Mark Prior’s release another reminder of what might have been

 

Mark Prior throws a pitch.
The good ol’ days: Mark Prior and his dominating ways. (Jonathan Daniel/Getty Images)

Practically nobody noticed this, but the Cincinnati Reds released one-time pitching sensation Mark Prior from his minor-league contract Friday. This is the 10-year anniversary of the Chicago Cubs’ ill-fated 2003 playoff run, and Mark Prior was at the center of it all. He even did what had been impossible to that point: He made us believe the Cubs were going to the World Series. That’s something that hadn’t happened before and — except for about three innings of the 2008 NLDS — hasn’t happened since, either.

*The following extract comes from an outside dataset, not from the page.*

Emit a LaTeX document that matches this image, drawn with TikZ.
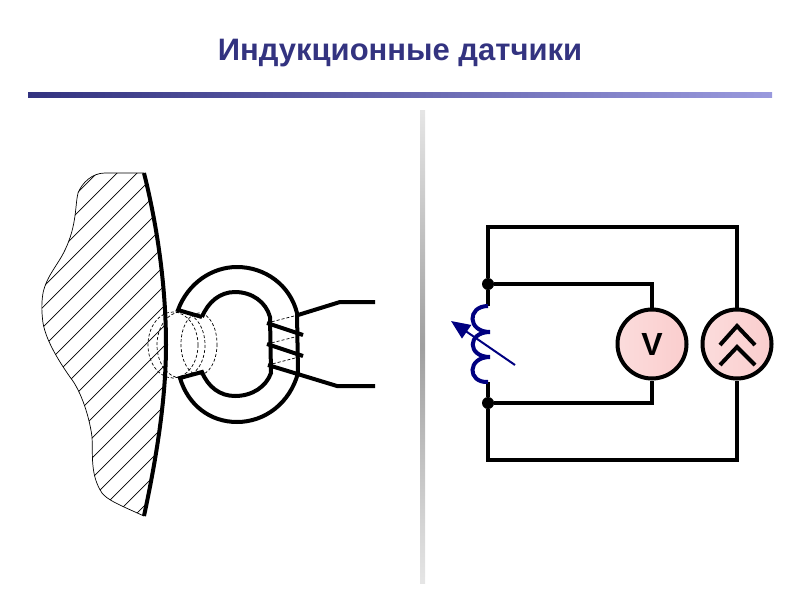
\documentclass[tikz,border=0pt]{standalone}
\usepackage{fontspec}
\setmainfont{Liberation Sans}
\usepackage{tikz}
\usetikzlibrary{arrows,arrows.meta,positioning,shapes.geometric}
\definecolor{titleblue}{RGB}{51,51,128}
\definecolor{rulelight}{RGB}{153,153,221}
\definecolor{meterpink}{RGB}{250,205,205}
\definecolor{coilblue}{RGB}{0,0,128}

\begin{document}
\begin{tikzpicture}[x=1pt,y=-1pt]
          \tikzstyle{heavy}=[line width=4pt]
          \tikzstyle{thin wire}=[line width=0.7pt]
          \tikzstyle{ghost}=[line width=0.7pt,dash pattern=on 3pt off 2pt]
          \tikzstyle{meter}=[circle,draw,line width=4pt,minimum size=69pt,inner sep=0pt,
                             left color=meterpink!70!white,right color=meterpink,font=\bfseries\fontsize{32}{32}\selectfont]
          \tikzstyle{junction}=[circle,fill=black,minimum size=12pt,inner sep=0pt]

          \useasboundingbox (0,0) rectangle (800,600);

          \node[text=titleblue,font=\bfseries\fontsize{31}{31}\selectfont] (title) at (400,53) {Индукционные датчики};
          \shade[left color=titleblue,right color=rulelight] (28,92) rectangle (772,97);
          \shade[top color=gray!20,bottom color=gray!20,middle color=gray!75] (420,110) rectangle (425,583);

          % body
          \begin{scope}
            \clip (144,173) .. controls (125,173) and (115,173) .. (105,173)
                  .. controls (92,173) and (82,183) .. (78,193)
                  .. controls (75,205) and (77,225) .. (65,250)
                  .. controls (58,265) and (47,275) .. (43,293)
                  .. controls (41,305) and (42,315) .. (43,323)
                  .. controls (46,340) and (58,360) .. (70,377)
                  .. controls (82,392) and (90,420) .. (92,437)
                  .. controls (93,455) and (90,475) .. (102,493)
                  .. controls (108,500) and (115,503) .. (144,516)
                  .. controls (156,460) and (166,400) .. (166,345)
                  .. controls (166,285) and (157,225) .. (144,173) -- cycle;
            \foreach \x in {-250,-230,...,150}
              \draw[thin wire] (\x,520) -- ++(400,-400);
          \end{scope}
          \draw[thin wire] (144,173) .. controls (125,173) and (115,173) .. (105,173)
                  .. controls (92,173) and (82,183) .. (78,193)
                  .. controls (75,205) and (77,225) .. (65,250)
                  .. controls (58,265) and (47,275) .. (43,293)
                  .. controls (41,305) and (42,315) .. (43,323)
                  .. controls (46,340) and (58,360) .. (70,377)
                  .. controls (82,392) and (90,420) .. (92,437)
                  .. controls (93,455) and (90,475) .. (102,493)
                  .. controls (108,500) and (115,503) .. (144,516);
          \draw[heavy] (144,173) .. controls (157,225) and (166,285) .. (166,345)
                  .. controls (166,400) and (156,460) .. (144,516);

          % field
          \draw[ghost] (173,345) ellipse [x radius=25,y radius=33];
          \draw[ghost] (181,345) ellipse [x radius=24,y radius=33];
          \draw[ghost] (199,344) ellipse [x radius=18,y radius=31];

          % core
          \draw[heavy] (202,317) -- (178,310) .. controls (188,283) and (212,267) .. (237,267)
                  .. controls (265,267) and (290,285) .. (297,313) -- (298,373)
                  .. controls (290,403) and (265,422) .. (237,422)
                  .. controls (210,422) and (188,405) .. (180,378) -- (202,372)
                  .. controls (208,387) and (220,396) .. (235,396)
                  .. controls (252,396) and (266,387) .. (271,373) -- (270,317)
                  .. controls (266,302) and (252,292) .. (235,292)
                  .. controls (220,292) and (208,302) .. (202,317);

          % winding
          \coordinate (w1) at (267,323);
          \coordinate (w2) at (303,335);
          \coordinate (w3) at (267,344);
          \coordinate (w4) at (303,356);
          \coordinate (w5) at (268,365);
          \coordinate (w6) at (337,386);
          \coordinate (w7) at (375,386);
          \coordinate (w8) at (298,315);
          \coordinate (w9) at (340,302);
          \coordinate (w10) at (375,302);
          \draw[heavy] (w1) -- (w2);
          \draw[heavy] (w3) -- (w4);
          \draw[heavy] (w5) -- (w6) -- (w7);
          \draw[heavy] (w8) -- (w9) -- (w10);
          \draw[ghost] (w1) -- (w8);
          \draw[ghost] (w3) -- (w2);
          \draw[ghost] (w5) -- (w4);

          % circuit
          \node[meter] (v) at (652,344) {V};
          \node[meter] (g) at (737,344) {};
          \node[junction] (ja) at (488,284) {};
          \node[junction] (jb) at (488,403) {};
          \coordinate (ca) at (488,306);
          \coordinate (cb) at (488,382);

          \draw[heavy] (ca) -- (ja) -- (488,227) -| (g.north);
          \draw[heavy] (cb) -- (jb) -- (488,460) -| (g.south);
          \draw[heavy] (ja) -| (v.north);
          \draw[heavy] (jb) -| (v.south);

          \draw[heavy] (720,345) -- (737,326) -- (755,345);
          \draw[heavy] (720,365) -- (737,347) -- (755,365);

          % inductor
          \draw[heavy,coilblue] (ca) .. controls (467,306) and (467,332) .. (490,332)
                  .. controls (467,332) and (467,357) .. (490,357)
                  .. controls (467,357) and (467,383) .. (cb);
          \coordinate (aa) at (515,365);
          \coordinate (ab) at (451,321);
          \draw[coilblue,line width=2pt,-{Triangle[length=19pt,width=16pt]}] (aa) -- (ab);
        \end{tikzpicture}
\end{document}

A short story illustrates the effect Prior had on us that year. By some twist of fate, I found myself in Atlanta on business when the Cubs opened up the 2003 NLDS against the Atlanta Braves. I made it a point to go to both games in Atlanta, knowing that I’d never be able to afford playoff tickets once the series returned to Chicago.

In those pre-StubHub days, in case you’re curious, playoff tickets were sold on eBay, but through a loophole in the auction process. Selling tickets for more than face value was against eBay’s rules, but if you put an old Led Zeppelin CD up for auction, and informed bidders that the winning bid would also receive two tickets to the Cubs playoff game, that Led Zeppelin CD would then go for huge sums of money. It now seems like a different world from those days.

Anyway, back to Atlanta for a moment. The Cubs won game one, but lost game two, and the series then headed back to Chicago for game three. After the game, I was at the outdoor bar section of the bleachers known as Turner Beach, and a Braves fan started giving me an earful about how the Cubs were doomed to lose the series, as they always had before.

Rather than bow my head and take this fan’s smack, I got in his face and told him that it wasn’t going to be that way, not this time. Mark Prior was pitching in game three, I informed him, and Prior’s stat line was going to be something like eight innings pitched, three hits allowed, one run and about 12 strikeouts. I just made up the numbers on the spot, but I was supremely confident Mark Prior was going to come through. The confidence emboldened me, which was something that, as a Cubs fan, I had not experienced before. And I’ve missed that feeling terribly since then, too.

Mark Prior’s stat line for game three of the NLDS was about as impressive as I had predicted: He went the distance, giving up one run on only two hits, with a mere (for him) seven strikeouts. But he threw 133 pitches, on top of a season’s worth of overuse by Dusty Baker. And this finally caught up with him in the next round against the Florida Marlins. The less that’s said about that the better.

Mark Prior pitched three more seasons for the Cubs after the 2003 collapse, but he never regained what made him so special that season. His annual signing with one organization or another always made news in Chicago and was followed by the inevitable question of “He’s still pitching somewhere?” Whether or not he resurfaces anywhere else after this — at the still-not-quite finished age of 32 — remains to be seen.

It’s safe to say that Mark Prior won’t ever embolden anyone to make prognostications about his next start. The one time that he did this is a baseball memento I can’t wait to trade in for something better. But a decade later, I’m still playing the waiting game.